Interrogé sur l’existence des barrages non conventionnels à Conakry, un homme en uniforme ne nie pas cette éventualité. Car, dit-il, des hommes en uniforme peuvent créer ces barrages dans le but de racketter les nuitards.

« Mais ce qui est sûr, il est interdit de circuler dans l’intervalle de 0h à 4h. Sauf si vous avez un laisser-passer. A défaut, vous payez le lever de barrage. Maintenant, pour ce qui concerne les barrages que vous appelez non conventionnels, connaissant mon pays, oui il y a de fortes chances qu’ils existent. Si vous les voyez, veuillez me passer l’info. Car, c’est du banditisme caractérisé », indique-t-il sous le sceau de l’anonymat.

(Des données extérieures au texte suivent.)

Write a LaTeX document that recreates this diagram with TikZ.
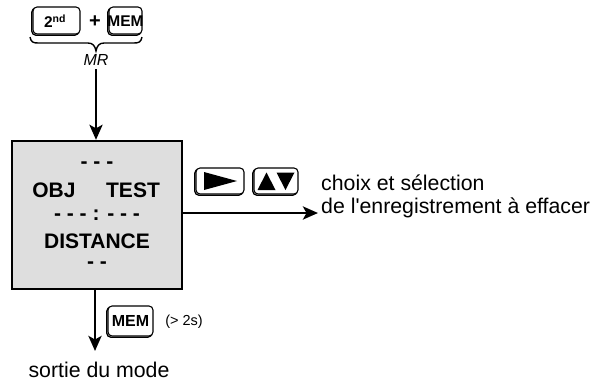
\documentclass[tikz,border=0pt]{standalone}
\usepackage{fontspec}
\setmainfont{Liberation Sans}
\usetikzlibrary{arrows.meta}
\tikzset{
  keycap/.style={draw, line width=1.1pt, rounded corners=4pt, fill=white,
    preaction={draw, line width=1.3pt, rounded corners=4pt, transform canvas={xshift=-1.2pt,yshift=-1.2pt}}},
  boxtxt/.style={font=\fontsize{21}{23}\selectfont\bfseries, inner sep=0pt},
  keytxt/.style={font=\fontsize{15.5}{17}\selectfont\bfseries, inner sep=0pt},
  plaintxt/.style={font=\fontsize{21.3}{23}\selectfont, inner sep=0pt, align=left},
  flow/.style={line width=2.8pt, -{Stealth[length=15pt,width=13pt,inset=3.5pt]}},
}
\begin{document}
\begin{tikzpicture}[x=1pt,y=-1pt]
\useasboundingbox (0,0) rectangle (596,383);
% top keys
\draw[keycap] (33,7) rectangle (80,34);
\node[keytxt] (k2nd) at (55,21) {2\textsuperscript{\fontsize{10.5}{10.5}\selectfont nd}};
\node[font=\fontsize{20}{20}\selectfont\bfseries, inner sep=0pt] (plus) at (95,22) {+};
\draw[keycap] (109,7) rectangle (142,34);
\node[keytxt] (kmem) at (125.5,21) {MEM};
% brace
\draw[line width=1.4pt] (30,37) .. controls (31,42) and (33,43) .. (38,43)
  -- (88,43) .. controls (93,43) and (95,46) .. (96,51)
  .. controls (97,46) and (99,43) .. (104,43)
  -- (134,43) .. controls (139,43) and (141,42) .. (142,37);
\node[font=\fontsize{16}{18}\selectfont\itshape, inner sep=0pt] (mr) at (96,60) {MR};
\coordinate (topstart) at (96,69);
% main box
\node[draw, line width=2.3pt, fill=black!13, minimum width=170pt, minimum height=148pt, inner sep=0pt] (box) at (97,215) {};
\node[boxtxt] (d1) at (97,165) {- - -};
\node[boxtxt] (obj) at (54,190) {OBJ};
\node[boxtxt] (test) at (133,190) {TEST};
\node[boxtxt] (d2) at (97,215) {- - - : - - -};
\node[boxtxt] (dist) at (97,241) {DISTANCE};
\node[boxtxt] (d3) at (97,265) {- -};
\draw[flow] (topstart) -- (box.north -| topstart);
% right arrow
\coordinate (rstart) at (box.east |- 0,213);
\coordinate (rend) at (318,213);
\draw[flow] (rstart) -- (rend);
\draw[keycap] (196,168) rectangle (244,194);
\fill (204,172) -- (237,181) -- (204,190) -- cycle;
\draw[keycap] (254,168) rectangle (298,194);
\fill (257.5,190) -- (266.5,172.5) -- (275.5,190) -- cycle;
\fill (276.5,172.5) -- (285.5,190) -- (294.5,172.5) -- cycle;
\node[plaintxt, anchor=west] (choix) at (321,196) {choix et sélection\\de l\textquotesingle enregistrement à effacer};
% bottom arrow
\coordinate (bstart) at (95,289);
\coordinate (bend) at (95,351);
\draw[flow] (box.south -| bstart) -- (bend);
\draw[keycap] (108,306) rectangle (153,336);
\node[font=\fontsize{16}{18}\selectfont\bfseries, inner sep=0pt] (kmem2) at (130.5,321) {MEM};
\node[font=\fontsize{14.5}{16}\selectfont, inner sep=0pt] (gt) at (184,322) {(> 2s)};
\node[plaintxt] (sortie) at (99,370) {sortie du mode};
\end{tikzpicture}
\end{document}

Barrages conventionnels ou non, les raisons officielles qui ont sous-tendu la mise en place de ceux-ci n’existent plus dans les faits, car les conakrykas abonnés aux activités de nuit continuent à sortir, non sans conséquence, il faut le préciser.

Quand certains, au sacrifice de leurs maigres bourses, pratiquent leurs activités de nuit continuellement, d’autres en profitent et se frayent une nouvelle porte pour racketter de paisibles nuitards qui, pourtant vivent de leur quotidien.

A présent, il reste à interroger la pertinence du couvre-feu dans le grand Conakry lorqu’on sait que les conakrykas sortent plus aujourd’hui qu’hier, surtout en ces périodes de fête de fin d’année. L’autorité compétente est désormais alertée.